A mensagem do álbum é explícita logo no refrão da primeira música, “Todo Carnaval tem seu fim” – “Deixa eu brincar de ser feliz / deixa eu pintar o meu nariz”. Os Hermanos não pretendiam nada mais do que os deixassem fazer a sua música e assim, serem felizes.
Rodrigo Amarante também quis mostrar serviço e assina 5 das músicas de Bloco (algumas em conjunto com Camelo), colaboração essa que resultou em cheio sobretudo em “A Flor” e “Retrato para Iaiá”. E importa e muito realçar, num dos pontos altos do disco, e digo mesmo da carreira da banda, “Sentimental”, um estrondo de música, com um refrão de nos deixar a gritar aos berros
– Eu só aceito a condição de ter você só pra mim!
– Eu sei, não é assim, mas deixa…
– Eu só aceito a condição de ter você só pra mim!
– Eu sei, não é assim, mas deixa eu fingir e rir.?
A guitarra pesada não desaparece por completo – temos “Casa Pré-Fabricada”, onde também se junta à festa um teclado moog, e “Tão Sozinho”, que poderia ter encaixado muito bem no primeiro disco também. Obrigo-me também a dar o devido destaque àqueles 35 segundos finais de “Assim Será”, quando parece que a música já acabou mas afinal ainda se estica mais um pouco, só mais um pouco para o fim de festa em ritmo samba puro.
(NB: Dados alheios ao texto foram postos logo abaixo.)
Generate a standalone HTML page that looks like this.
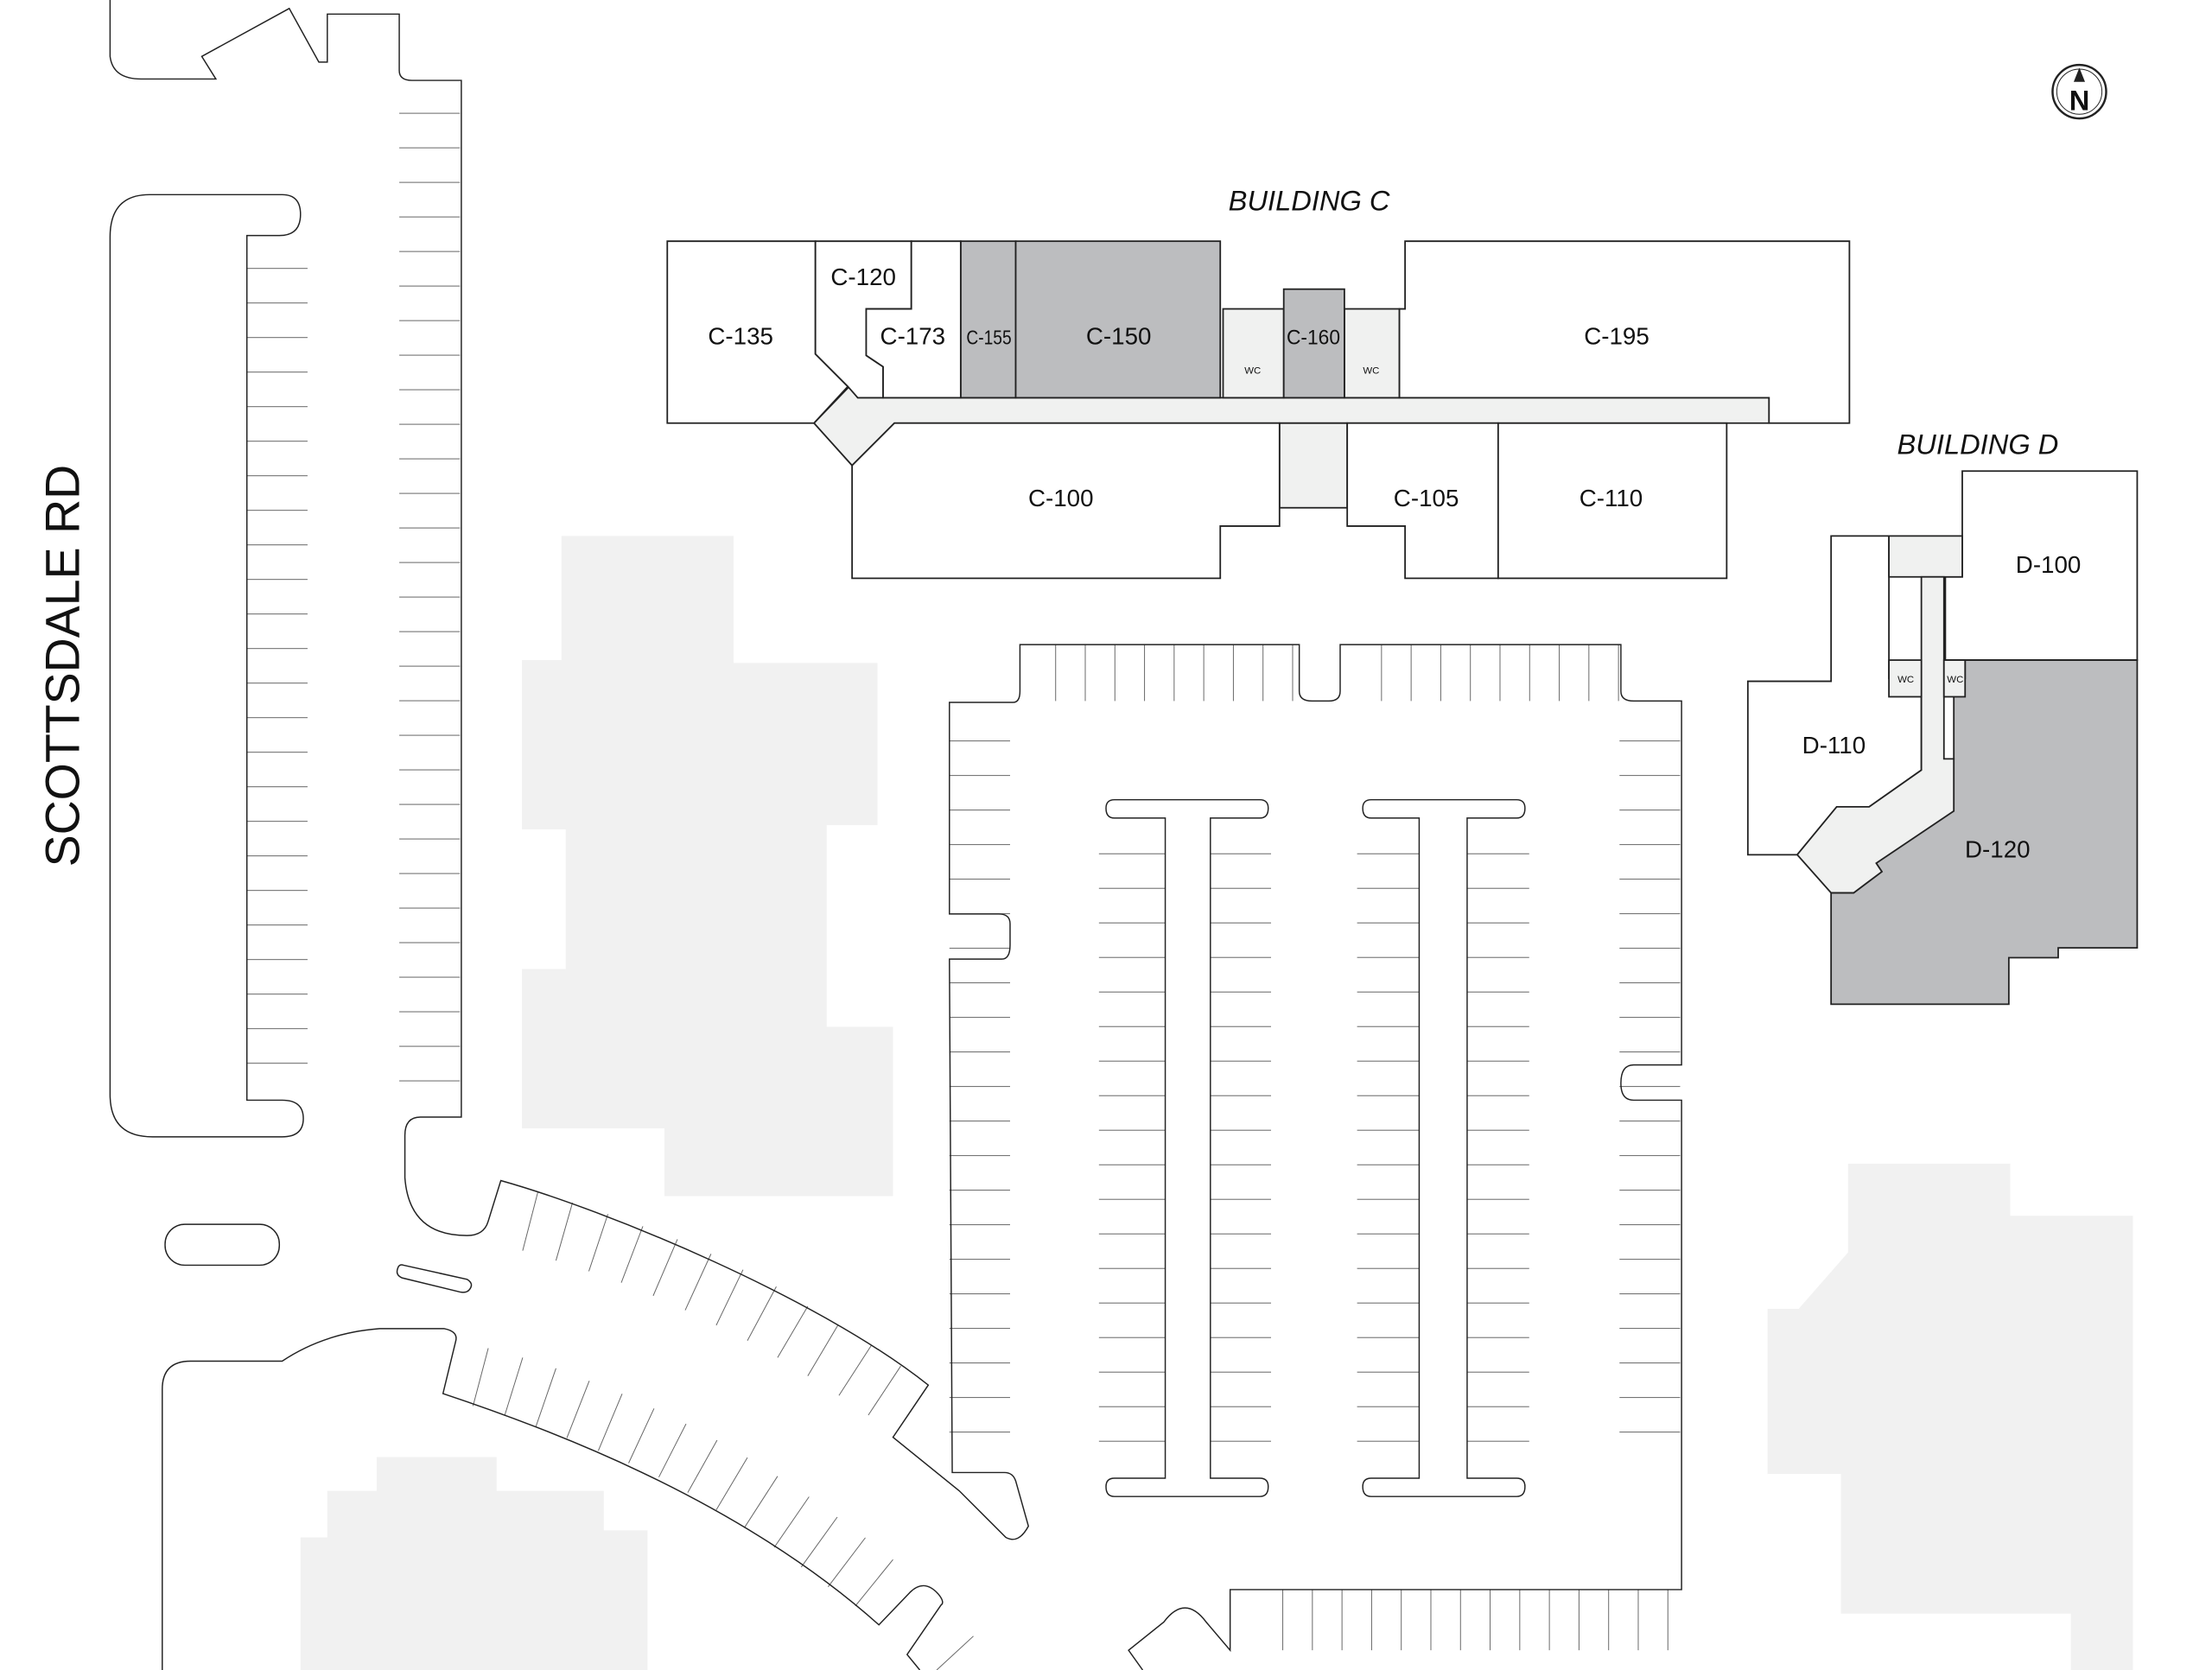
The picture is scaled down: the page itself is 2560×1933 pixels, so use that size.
<!DOCTYPE html>
<html><head><meta charset="utf-8"><style>html,body{margin:0;padding:0;background:#fff}svg{display:block}text{font-family:"Liberation Sans",sans-serif;fill:#111}</style></head>
<body>
<svg width="2560" height="1933" viewBox="0 0 1568 1184" xmlns="http://www.w3.org/2000/svg">
<defs>
<pattern id="p1" width="10" height="24.5" patternUnits="userSpaceOnUse" patternTransform="translate(0,6.5)"><line x1="0" y1="0.3" x2="10" y2="0.3" stroke="#666" stroke-width="0.6"/></pattern>
<pattern id="p2" width="10" height="24.5" patternUnits="userSpaceOnUse" patternTransform="translate(0,18.5)"><line x1="0" y1="0.3" x2="10" y2="0.3" stroke="#666" stroke-width="0.6"/></pattern>
<pattern id="p3" width="10" height="24.5" patternUnits="userSpaceOnUse" patternTransform="translate(0,10.5)"><line x1="0" y1="0.3" x2="10" y2="0.3" stroke="#666" stroke-width="0.6"/></pattern>
<pattern id="p4" width="10" height="24.5" patternUnits="userSpaceOnUse" patternTransform="translate(0,17)"><line x1="0" y1="0.3" x2="10" y2="0.3" stroke="#666" stroke-width="0.6"/></pattern>
<pattern id="v1" width="21" height="10" patternUnits="userSpaceOnUse" patternTransform="translate(13,0)"><line x1="0.3" y1="0" x2="0.3" y2="10" stroke="#666" stroke-width="0.6"/></pattern>
<pattern id="v2" width="21" height="10" patternUnits="userSpaceOnUse" patternTransform="translate(6,0)"><line x1="0.3" y1="0" x2="0.3" y2="10" stroke="#666" stroke-width="0.6"/></pattern>
</defs>
<rect width="1568" height="1184" fill="#fff"/>
<g fill="#f1f1f1">
<polygon points="398,380 520,380 520,470 622,470 622,585 586,585 586,728 633,728 633,848 471,848 471,800 370,800 370,687 401,687 401,588 370,588 370,468 398,468"/>
<polygon points="213,1090 232,1090 232,1057 267,1057 267,1033 352,1033 352,1057 428,1057 428,1085 459,1085 459,1184 213,1184"/>
<polygon points="1310,825 1425,825 1425,862 1512,862 1512,1184 1468,1184 1468,1144 1305,1144 1305,1045 1253,1045 1253,928 1275,928 1310,888"/>
</g>
<g>
<rect x="283" y="78" width="43" height="712" fill="url(#p1)"/>
<rect x="175" y="185" width="43" height="575" fill="url(#p2)"/>
<rect x="673" y="520" width="43" height="515" fill="url(#p3)"/>
<rect x="1148" y="520" width="43" height="515" fill="url(#p3)"/>
<rect x="779" y="600" width="47" height="440" fill="url(#p4)"/>
<rect x="858" y="600" width="43" height="440" fill="url(#p4)"/>
<rect x="962" y="600" width="44" height="440" fill="url(#p4)"/>
<rect x="1040" y="600" width="44" height="440" fill="url(#p4)"/>
<rect x="740" y="457" width="181" height="40" fill="url(#v1)"/>
<rect x="962" y="457" width="187" height="40" fill="url(#v1)"/>
<rect x="890" y="1127" width="300" height="43" fill="url(#v2)"/>
</g>
<g stroke="#666" stroke-width="0.6">
<line x1="381.3" y1="845" x2="370.5" y2="886.7"/><line x1="405.8" y1="852.7" x2="394.1" y2="893.7"/>
<line x1="430.9" y1="860.8" x2="417.4" y2="901.3"/><line x1="455.7" y1="869.4" x2="440.4" y2="909.4"/>
<line x1="480.2" y1="878.6" x2="463" y2="918.7"/><line x1="504" y1="889" x2="485.7" y2="928.9"/>
<line x1="526.7" y1="900.2" x2="507.7" y2="939.6"/><line x1="550.3" y1="912.2" x2="529.8" y2="950.5"/>
<line x1="572.6" y1="926.1" x2="551.2" y2="962.5"/><line x1="594.1" y1="939.3" x2="572.6" y2="975.5"/>
<line x1="617.6" y1="953.9" x2="594.7" y2="989.4"/><line x1="638.5" y1="968.5" x2="615.5" y2="1003.3"/>
<line x1="335.3" y1="996.8" x2="346.1" y2="955.8"/><line x1="357.7" y1="1003.7" x2="370.5" y2="962.5"/>
<line x1="379.7" y1="1011.9" x2="394.1" y2="970.1"/><line x1="401.8" y1="1019.5" x2="417.7" y2="979"/>
<line x1="424.1" y1="1028.5" x2="441" y2="988.2"/><line x1="445.6" y1="1037.3" x2="463.6" y2="998.6"/>
<line x1="467" y1="1047.3" x2="486.3" y2="1009.5"/><line x1="487.5" y1="1058.2" x2="508.3" y2="1021.1"/>
<line x1="507.7" y1="1070.5" x2="529.8" y2="1033.4"/><line x1="527.6" y1="1083.2" x2="551.2" y2="1046.6"/>
<line x1="548.8" y1="1097.1" x2="573.5" y2="1061.2"/><line x1="568" y1="1111" x2="593.5" y2="1075.6"/>
<line x1="587" y1="1125" x2="613.4" y2="1090.2"/><line x1="606.3" y1="1138.6" x2="633" y2="1105.7"/>
<line x1="664" y1="1184" x2="690" y2="1160"/>
</g>
<g fill="none" stroke="#222" stroke-width="0.9">
<path d="M78,0 L78,40 Q80,56 100,56 L153,56 L143,40 L205,6 L226,44 L232,44 L232,10 L283,10 L283,50 Q283,57 292,57 L327,57 L327,792 L298,792 Q287,792 287,805 L287,835 Q290,876 331,876 Q343,876 346,866 L355,837 C430,858 580,920 658,982 L633,1019 L680,1057 L713,1090 Q722,1095 729,1082 L720,1050 Q718,1044 712,1044 L675,1044 L673,680 L710,680 Q716,680 716,670 L716,655 Q716,648 708,648 L673,648 L673,498 L718,498 Q723,498 723,490 L723,457 L921,457 L921,490 Q921,497 930,497 L942,497 Q950,497 950,490 L950,457 L1149,457 L1149,490 Q1149,497 1158,497 L1192,497 L1192,755 L1158,755 Q1149,755 1149,768 Q1149,780 1158,780 L1192,780 L1192,1127 L872,1127 L872,1170 L855,1150 Q840,1130 825,1150 L800,1170 L810,1184"/>
<path d="M106,138 L200,138 Q213,138 213,152 Q213,167 198,167 L175,167 L175,780 L200,780 Q215,780 215,793 Q215,806 200,806 L108,806 Q78,806 78,776 L78,168 Q78,138 106,138 Z"/>
<rect x="117" y="868" width="81" height="29" rx="14"/>
<path d="M286,897 L331,907 Q336,910 333,914 Q331,917 326,916 L285,906 Q280,904 282,899 Q283,896 286,897 Z"/>
<path d="M115,1184 L115,985 Q115,965 135,965 L200,965 Q230,945 269,942 L315,942 Q325,944 323,951 L314,988 C380,1010 520,1060 623,1152 L645,1129 Q655,1119 665,1130 Q670,1136 667,1138 L643,1173 L652,1184"/>
<path d="M790,567 L893,567 Q899,567 899,573 Q899,580 893,580 L858,580 L858,1048 L893,1048 Q899,1048 899,1054 Q899,1061 893,1061 L790,1061 Q784,1061 784,1054 Q784,1048 790,1048 L826,1048 L826,580 L790,580 Q784,580 784,573 Q784,567 790,567 Z"/>
<path d="M972,567 L1075,567 Q1081,567 1081,573 Q1081,580 1075,580 L1040,580 L1040,1048 L1075,1048 Q1081,1048 1081,1054 Q1081,1061 1075,1061 L972,1061 Q966,1061 966,1054 Q966,1048 972,1048 L1006,1048 L1006,580 L972,580 Q966,580 966,573 Q966,567 972,567 Z"/>
</g>
<g stroke="#222" stroke-width="1.1">
<polygon points="577,300 602,274 608,282 1254,282 1254,300 907,300 634,300 604,330 577,300" fill="#f0f1f0"/>
<rect x="907" y="300" width="48" height="60" fill="#f0f1f0"/>
<rect x="867" y="219" width="43" height="63" fill="#f0f1f0"/>
<rect x="953" y="219" width="39" height="63" fill="#f0f1f0"/>
<rect x="681" y="171" width="39" height="111" fill="#bcbdbf"/>
<rect x="720" y="171" width="145" height="111" fill="#bcbdbf"/>
<rect x="910" y="205" width="43" height="77" fill="#bcbdbf"/>
<polygon points="473,171 578,171 578,251 601,274 577,300 473,300" fill="#fff"/>
<polygon points="578,171 646,171 646,219 614,219 614,252 626,260 626,282 608,282 601,274 578,251" fill="#fff"/>
<polygon points="646,171 681,171 681,282 626,282 626,260 614,252 614,219 646,219" fill="#fff"/>
<polygon points="996,171 1311,171 1311,300 1254,300 1254,282 992,282 992,219 996,219" fill="#fff"/>
<polygon points="604,330 634,300 907,300 907,373 865,373 865,410 604,410" fill="#fff"/>
<polygon points="955,300 1062,300 1062,410 996,410 996,373 955,373" fill="#fff"/>
<rect x="1062" y="300" width="162" height="110" fill="#fff"/>
</g>
<g stroke="#222" stroke-width="1.1">
<polygon points="1391,334 1515,334 1515,468 1379,468 1379,409 1391,409" fill="#fff"/>
<polygon points="1379,468 1515,468 1515,672 1459,672 1459,679 1424,679 1424,712 1298,712 1298,633 1314,633 1334,618 1330,612 1378,575 1378,538 1385,538 1385,481 1393,481 1393,468" fill="#bcbdbf"/>
<polygon points="1298,380 1339,380 1339,481 1362,481 1362,546 1325,572 1302,572 1274,606 1239,606 1239,483 1298,483" fill="#fff"/>
<polygon points="1339,380 1391,380 1391,409 1339,409" fill="#f0f1f0"/>
<polygon points="1362,409 1378,409 1378,538 1385,538 1385,575 1330,612 1334,618 1314,633 1298,633 1274,606 1302,572 1325,572 1362,546" fill="#f0f1f0"/>
<rect x="1339" y="468" width="23" height="26" fill="#f0f1f0"/>
<rect x="1378" y="468" width="15" height="26" fill="#f0f1f0"/>
</g>
<g font-size="17" text-anchor="middle">
<text x="525" y="244">C-135</text><text x="612" y="202">C-120</text><text x="647" y="244">C-173</text>
<text x="701" y="244" font-size="14" textLength="32" lengthAdjust="spacingAndGlyphs">C-155</text><text x="793" y="244">C-150</text><text x="931" y="244" font-size="15" textLength="38" lengthAdjust="spacingAndGlyphs">C-160</text>
<text x="1146" y="244">C-195</text><text x="752" y="359">C-100</text><text x="1011" y="359">C-105</text><text x="1142" y="359">C-110</text>
<text x="1452" y="406">D-100</text><text x="1300" y="534">D-110</text><text x="1416" y="608">D-120</text>
<text x="888" y="265" font-size="7">WC</text><text x="972" y="265" font-size="7">WC</text>
<text x="1351" y="484" font-size="7">WC</text><text x="1386" y="484" font-size="7">WC</text>
<text x="928" y="149" font-size="20" font-style="italic">BUILDING C</text>
<text x="1402" y="322" font-size="20" font-style="italic">BUILDING D</text>
</g>
<text x="0" y="0" font-size="34" text-anchor="middle" transform="translate(56,472) rotate(-90)">SCOTTSDALE RD</text>
<circle cx="1474" cy="65" r="19" fill="none" stroke="#222" stroke-width="1.5"/>
<circle cx="1474" cy="65" r="16" fill="none" stroke="#222" stroke-width="0.6"/>
<polygon points="1474,48 1478,58 1470,58" fill="#222"/>
<text x="1474" y="78" font-size="20" text-anchor="middle" font-weight="bold">N</text>
</svg>
</body></html>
E deixei para o fim por serem os meus momentos favoritos de Bloco – “Cadê teu suín-?” é genial pela forma dos versos se colaram e se continuarem uns aos outros, para além da crítica inerente à indústria musical e da utilização de elementos do já acima referido dixieland; “Deixa estar” é um ska puro e que serve de trava-língua, ando há anos a tentar imitar e simplesmente não consigo.
Com Bloco Do Eu Sozinho os Los Hermanos provaram que é possível amadurecer dez anos em somente dois. Sozinhos, contra tudo e todos, sacaram da cartola um discaço que fica para a história da música brasileira e que ainda hoje se ouve com todo o prazer do mundo. E conseguiram fazer o que pedem no finalzinho de “Adeus Você” – que a vida deles seguisse adiante.